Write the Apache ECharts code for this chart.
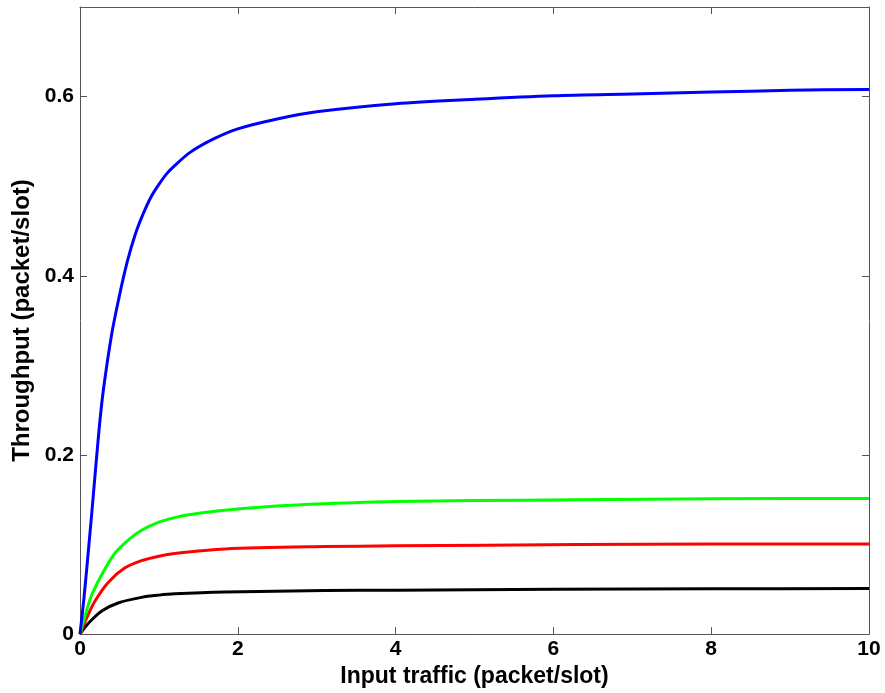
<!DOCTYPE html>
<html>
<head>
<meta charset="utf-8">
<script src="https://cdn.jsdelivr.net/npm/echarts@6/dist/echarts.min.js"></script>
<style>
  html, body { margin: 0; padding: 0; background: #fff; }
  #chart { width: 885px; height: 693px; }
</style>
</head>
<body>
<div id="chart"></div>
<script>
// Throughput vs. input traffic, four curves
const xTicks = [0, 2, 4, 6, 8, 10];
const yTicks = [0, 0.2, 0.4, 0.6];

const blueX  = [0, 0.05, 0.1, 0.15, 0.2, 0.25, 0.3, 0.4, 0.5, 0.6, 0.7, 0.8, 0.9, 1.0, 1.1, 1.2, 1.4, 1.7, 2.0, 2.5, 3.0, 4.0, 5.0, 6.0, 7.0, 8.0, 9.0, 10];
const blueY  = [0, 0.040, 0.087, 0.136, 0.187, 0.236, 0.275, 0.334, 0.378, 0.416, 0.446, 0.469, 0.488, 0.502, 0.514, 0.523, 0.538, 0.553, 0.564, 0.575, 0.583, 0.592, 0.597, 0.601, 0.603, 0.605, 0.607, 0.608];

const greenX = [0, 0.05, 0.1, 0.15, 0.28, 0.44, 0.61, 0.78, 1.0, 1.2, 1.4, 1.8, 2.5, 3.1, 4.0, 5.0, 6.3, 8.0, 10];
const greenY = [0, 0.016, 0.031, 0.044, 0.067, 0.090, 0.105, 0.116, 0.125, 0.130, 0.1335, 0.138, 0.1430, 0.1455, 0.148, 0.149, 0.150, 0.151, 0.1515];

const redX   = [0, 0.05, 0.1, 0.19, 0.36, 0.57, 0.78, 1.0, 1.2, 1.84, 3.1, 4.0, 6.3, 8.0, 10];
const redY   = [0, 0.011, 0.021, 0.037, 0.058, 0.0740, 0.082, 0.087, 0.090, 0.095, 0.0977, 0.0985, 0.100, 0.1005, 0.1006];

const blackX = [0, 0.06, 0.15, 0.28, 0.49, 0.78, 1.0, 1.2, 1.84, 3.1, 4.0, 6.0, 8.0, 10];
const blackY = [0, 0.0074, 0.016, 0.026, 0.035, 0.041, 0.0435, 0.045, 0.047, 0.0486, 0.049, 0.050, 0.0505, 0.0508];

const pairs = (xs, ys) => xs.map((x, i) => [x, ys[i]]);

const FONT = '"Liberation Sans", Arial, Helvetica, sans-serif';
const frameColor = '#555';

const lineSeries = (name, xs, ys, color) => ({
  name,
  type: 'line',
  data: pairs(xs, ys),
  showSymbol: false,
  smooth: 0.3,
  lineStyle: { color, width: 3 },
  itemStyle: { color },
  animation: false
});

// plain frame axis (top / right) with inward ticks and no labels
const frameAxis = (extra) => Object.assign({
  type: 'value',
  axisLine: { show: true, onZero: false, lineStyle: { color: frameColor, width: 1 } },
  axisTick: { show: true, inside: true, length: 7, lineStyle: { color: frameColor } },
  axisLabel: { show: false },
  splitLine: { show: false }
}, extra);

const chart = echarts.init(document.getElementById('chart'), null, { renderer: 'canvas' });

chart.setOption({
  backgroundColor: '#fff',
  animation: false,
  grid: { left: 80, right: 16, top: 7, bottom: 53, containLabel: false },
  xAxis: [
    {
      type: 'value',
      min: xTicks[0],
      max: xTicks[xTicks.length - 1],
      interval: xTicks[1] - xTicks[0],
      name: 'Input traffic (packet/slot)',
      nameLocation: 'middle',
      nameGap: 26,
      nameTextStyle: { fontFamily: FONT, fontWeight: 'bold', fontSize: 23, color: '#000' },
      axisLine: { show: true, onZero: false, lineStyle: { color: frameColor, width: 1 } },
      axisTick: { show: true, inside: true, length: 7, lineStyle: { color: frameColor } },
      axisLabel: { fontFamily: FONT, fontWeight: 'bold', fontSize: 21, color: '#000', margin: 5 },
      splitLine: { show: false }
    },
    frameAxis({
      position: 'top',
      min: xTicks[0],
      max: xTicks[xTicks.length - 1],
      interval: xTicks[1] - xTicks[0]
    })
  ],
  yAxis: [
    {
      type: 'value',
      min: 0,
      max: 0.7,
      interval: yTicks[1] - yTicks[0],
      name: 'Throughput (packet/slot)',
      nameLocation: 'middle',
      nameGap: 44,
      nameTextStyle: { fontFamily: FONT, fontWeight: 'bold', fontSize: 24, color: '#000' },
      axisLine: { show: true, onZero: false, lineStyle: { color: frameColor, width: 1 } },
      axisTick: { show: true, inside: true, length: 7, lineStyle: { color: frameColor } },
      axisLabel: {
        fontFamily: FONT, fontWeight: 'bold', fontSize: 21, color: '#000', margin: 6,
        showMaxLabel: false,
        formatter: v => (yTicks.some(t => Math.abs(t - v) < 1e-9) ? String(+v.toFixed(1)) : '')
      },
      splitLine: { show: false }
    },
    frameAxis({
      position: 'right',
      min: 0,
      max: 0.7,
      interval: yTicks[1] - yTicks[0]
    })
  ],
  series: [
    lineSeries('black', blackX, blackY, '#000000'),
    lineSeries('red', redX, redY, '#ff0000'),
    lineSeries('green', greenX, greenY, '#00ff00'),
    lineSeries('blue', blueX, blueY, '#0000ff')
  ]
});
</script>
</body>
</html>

· · · ·

OBJECTIVE
Quote, please, every line of the material above from its start through the line that has "const yTicks = [0, 0.2, 0.4, 0.6];", reproducing the words exactly and dropping any images.

OUTPUT
Write the Apache ECharts code for this chart.
<!DOCTYPE html>
<html>
<head>
<meta charset="utf-8">
<script src="https://cdn.jsdelivr.net/npm/echarts@6/dist/echarts.min.js"></script>
<style>
  html, body { margin: 0; padding: 0; background: #fff; }
  #chart { width: 885px; height: 693px; }
</style>
</head>
<body>
<div id="chart"></div>
<script>
// Throughput vs. input traffic, four curves
const xTicks = [0, 2, 4, 6, 8, 10];
const yTicks = [0, 0.2, 0.4, 0.6];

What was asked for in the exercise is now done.